Art objects have also been contemporised. For example, the art of glass with La promesse by Kim Kotatamalune, gold with the oversized crown by Vincent Olinet, and Celestine, an installation of engraved and enamelled ceramics by the Lamarche-Ovize duo that echoes the albarelli, the decorated pots in grand Renaissance homes. But here, they evoke the tentatric woman.

 

The study of the Seigneur du Rivau

 

The sexpartite-vaulted tower, known as the Plantagenet, is typical of Anjou Gothic architecture and evokes the atmosphere of the Seigneur de Beauvau’s study. Here, the lord of the manor kept precious objects brought back from distant travels and curiosities designed to stimulate the imagination and the nascent humanist conscience.

 

In the foreground is a magnificent 16th-century coat of arms tracing the illustrious lineage of the Beauvau family, builders of Le Rivau. On the wall, the Beauvau coat of arms, a crest in the shape of a boar’s head, is humorously reinterpreted by artist Astrid Mery Sinivassin, recalling their knightly past.

 

Emblems of humanity, such as vanities, were also part of these studiolos, reminding us of the inexorable passage of time. The spirit of dialogue between art of the past and present inspired the artist Erik Dietman to create a mischievous Memento Mori : L’âme à poil, the Belgian artist Jan Fabre to create Salvator Mundi (Saviour of the World), a sphere surmounted by a spine close to the globus cruciger of the Christian tradition and, also in this vein, Pierre Ardouvin’s Tête de loup sortant d’un vase (Wolf’s Head Emerging from a Vase).

 

The rooms Tribute to Joan of Arc

 

The epic story of Joan of Arc, which left its mark on Le Rivau, is celebrated through works by Pierre et Gilles, Charles Fréger, Corine Borgnet, Julien Salaud, Julien Serve, Léo Dorfner, Milena Massardier, Violaine Laveaux, Pascal Barret and François Andés.
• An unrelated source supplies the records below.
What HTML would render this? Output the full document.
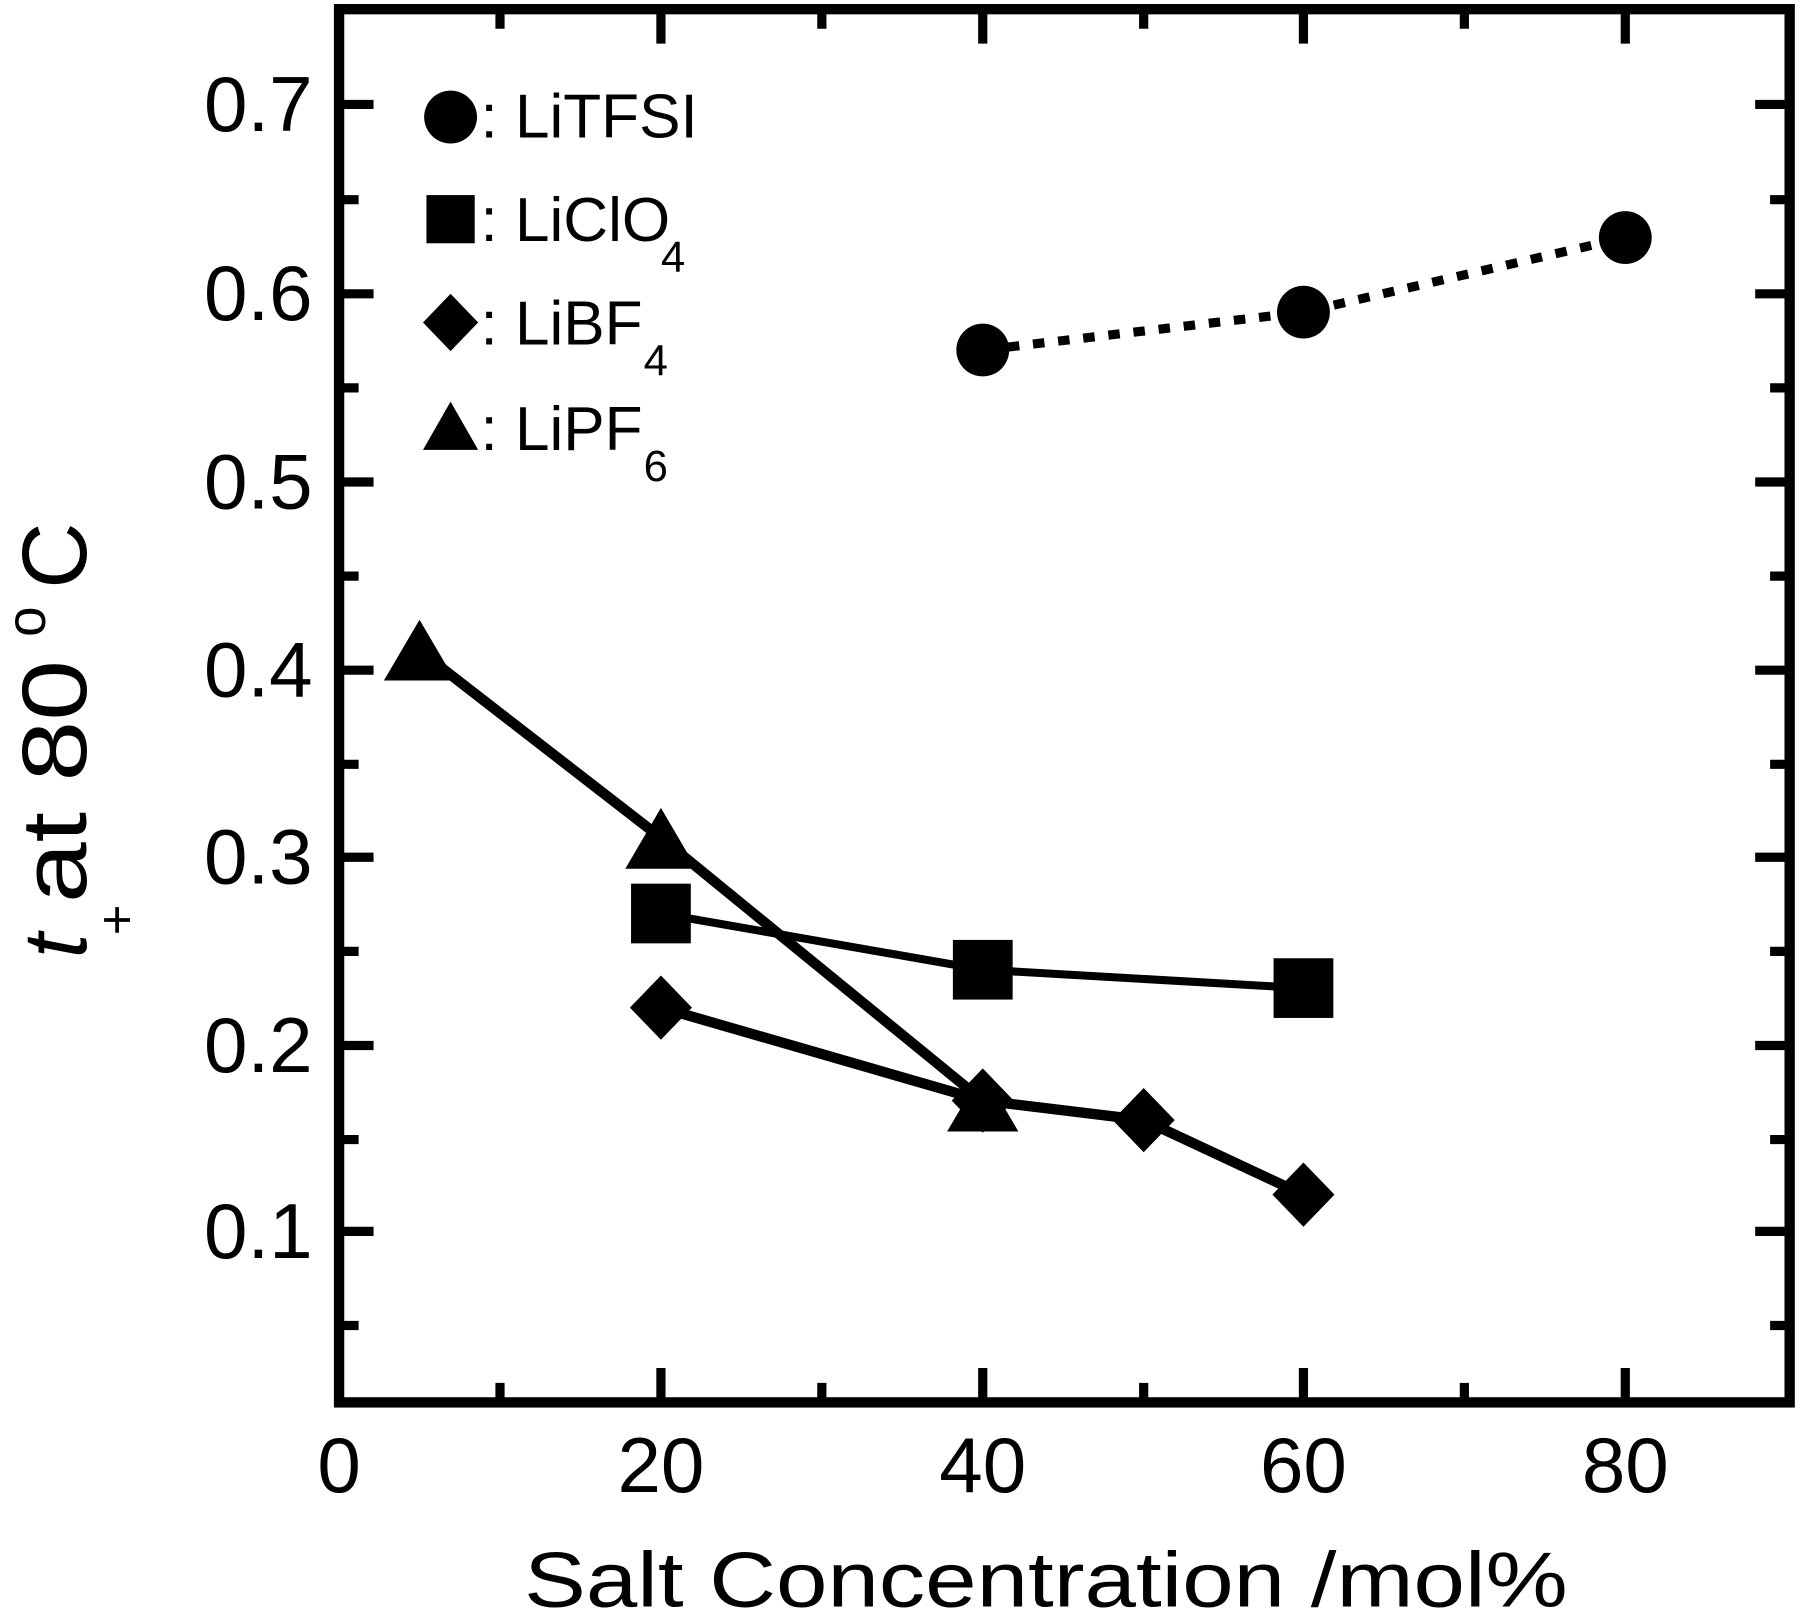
<!DOCTYPE html>
<html><head><meta charset="utf-8"><style>
html,body{margin:0;padding:0;background:#fff}
svg{display:block}
text{font-family:"Liberation Sans",Arial,sans-serif;fill:#000}
</style></head><body>
<svg width="1800" height="1617" viewBox="0 0 1566 1409" preserveAspectRatio="none" xmlns="http://www.w3.org/2000/svg">
<rect x="295" y="8" width="1262" height="1214" fill="none" stroke="#000" stroke-width="9"/>
<g stroke="#000" stroke-width="8">
<path d="M295 91h30M295 256h30M295 420h30M295 584h30M295 747h30M295 911h30M295 1073h30
M295 174h17M295 338h17M295 502h17M295 666h17M295 829h17M295 993h17M295 1155h17
M1557 91h-30M1557 256h-30M1557 420h-30M1557 584h-30M1557 747h-30M1557 911h-30M1557 1073h-30
M1557 174h-17M1557 338h-17M1557 502h-17M1557 666h-17M1557 829h-17M1557 993h-17M1557 1155h-17"/>
<path d="M575 1222v-30M855 1222v-30M1134 1222v-30M1414 1222v-30
M435 1222v-17M715 1222v-17M995 1222v-17M1274 1222v-17
M575 8v30M855 8v30M1134 8v30M1414 8v30
M435 8v17M715 8v17M995 8v17M1274 8v17"/>
</g>
<g font-size="68" text-anchor="end">
<text x="272" y="114">0.7</text><text x="272" y="279">0.6</text><text x="272" y="443">0.5</text>
<text x="272" y="607">0.4</text><text x="272" y="770">0.3</text><text x="272" y="934">0.2</text>
<text x="272" y="1096">0.1</text>
</g>
<g font-size="68" text-anchor="middle">
<text x="295" y="1300">0</text><text x="575" y="1300">20</text><text x="855" y="1300">40</text>
<text x="1134" y="1300">60</text><text x="1414" y="1300">80</text>
</g>
<text x="910" y="1400" font-size="68" text-anchor="middle" textLength="908" lengthAdjust="spacingAndGlyphs">Salt Concentration /mol%</text>
<g transform="translate(75,835) rotate(-90)">
<text x="0" y="0" font-size="78" font-style="italic">t</text>
<text x="20" y="42" font-size="46">+</text>
<text x="48" y="0" font-size="80" textLength="212" lengthAdjust="spacingAndGlyphs">at 80</text>
<text x="280" y="-36" font-size="48">o</text>
<text x="322" y="0" font-size="80">C</text>
</g>
<polyline points="855,305 1134,272 1414,207" fill="none" stroke="#000" stroke-width="8" stroke-dasharray="10,12"/>
<polyline points="575,796 855,845 1134,861" fill="none" stroke="#000" stroke-width="7"/>
<polyline points="575,878 855,959 995,976 1134,1041" fill="none" stroke="#000" stroke-width="9"/>
<polyline points="365,567 575,730 855,959" fill="none" stroke="#000" stroke-width="9"/>
<g fill="#000">
<circle cx="855" cy="305" r="23"/><circle cx="1134" cy="272" r="23"/><circle cx="1414" cy="207" r="23"/>
<rect x="549" y="770" width="52" height="52"/><rect x="829" y="819" width="52" height="52"/><rect x="1108" y="835" width="52" height="52"/>
<path d="M575 850l27 28-27 28-27-28z M855 931l27 28-27 28-27-28z M995 948l27 28-27 28-27-28z M1134 1013l27 28-27 28-27-28z"/>
<path d="M365 540l31 53h-62z M575 704l31 53h-62z M855 933l31 53h-62z"/>
<circle cx="392" cy="102" r="23"/>
<rect x="371" y="170" width="42" height="42"/>
<path d="M392 256l24 25-24 25-24-25z"/>
<path d="M392 350l24 42h-48z"/>
</g>
<g font-size="54">
<text x="418" y="120">: LiTFSI</text>
<text x="418" y="210">: LiClO</text><text x="575" y="237" font-size="38">4</text>
<text x="418" y="300">: LiBF</text><text x="560" y="327" font-size="38">4</text>
<text x="418" y="392">: LiPF</text><text x="560" y="419" font-size="38">6</text>
</g>
</svg>
</body></html>
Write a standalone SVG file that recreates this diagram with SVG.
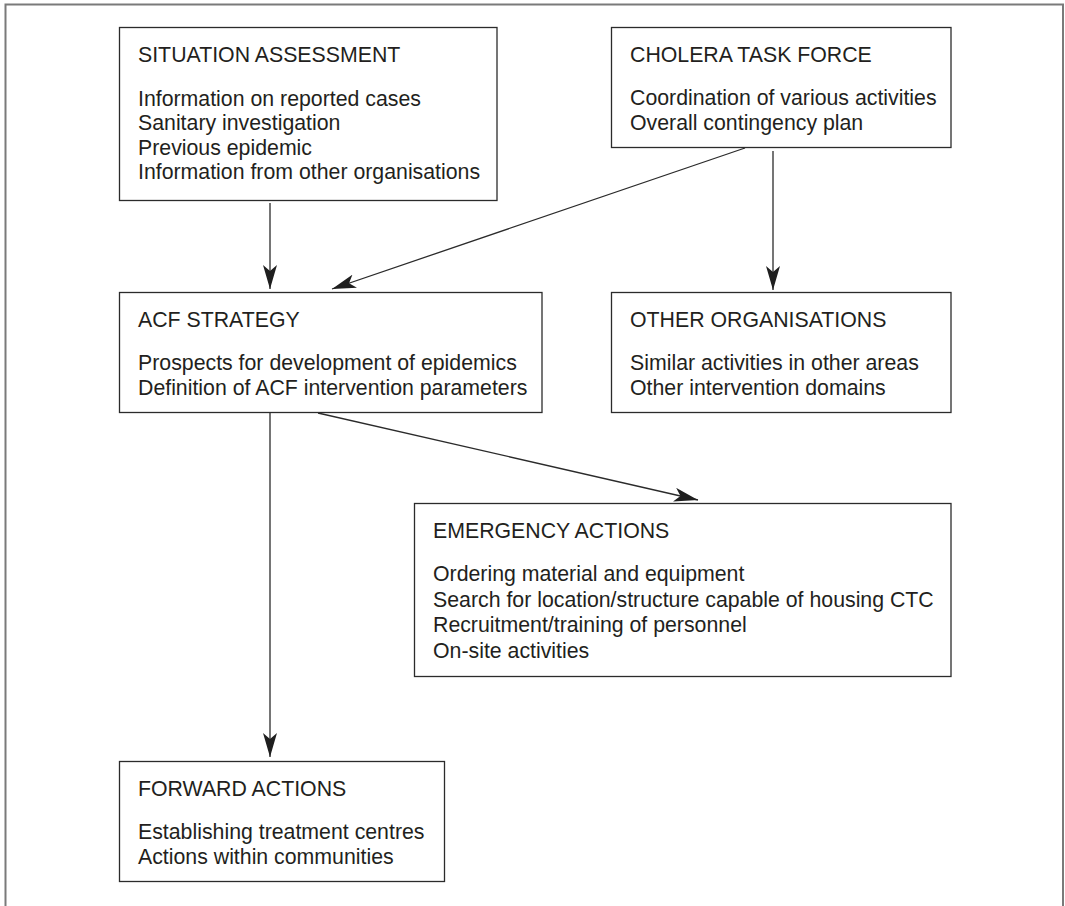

Expo Art - Christian Marclay - Actions Whupp Shlump Sloosh Slutch

In the gardens

 

In the gardens, the surprises continue with Xenomorph (Loire), a large sculpture of a Xenopus laevis frog (a species widely used in scientific research) created from waste collected in the Loire. This work is one of a series of frog sculptures made from waste from major urban rivers, such as the Seine in Paris, the Los Angeles River, the East River in New York and now the Loire.

 

American artist Bryan Crockett is fascinated by the fact that frogs have no barriers between their bodies and their environment. Frogs breathe through their skin, which makes them highly sensitive to pollution and environmental changes. By creating these oversized frog sculptures, Crockett wants to convey the idea that, like the frog, we too are affected by the contamination of the waters around us.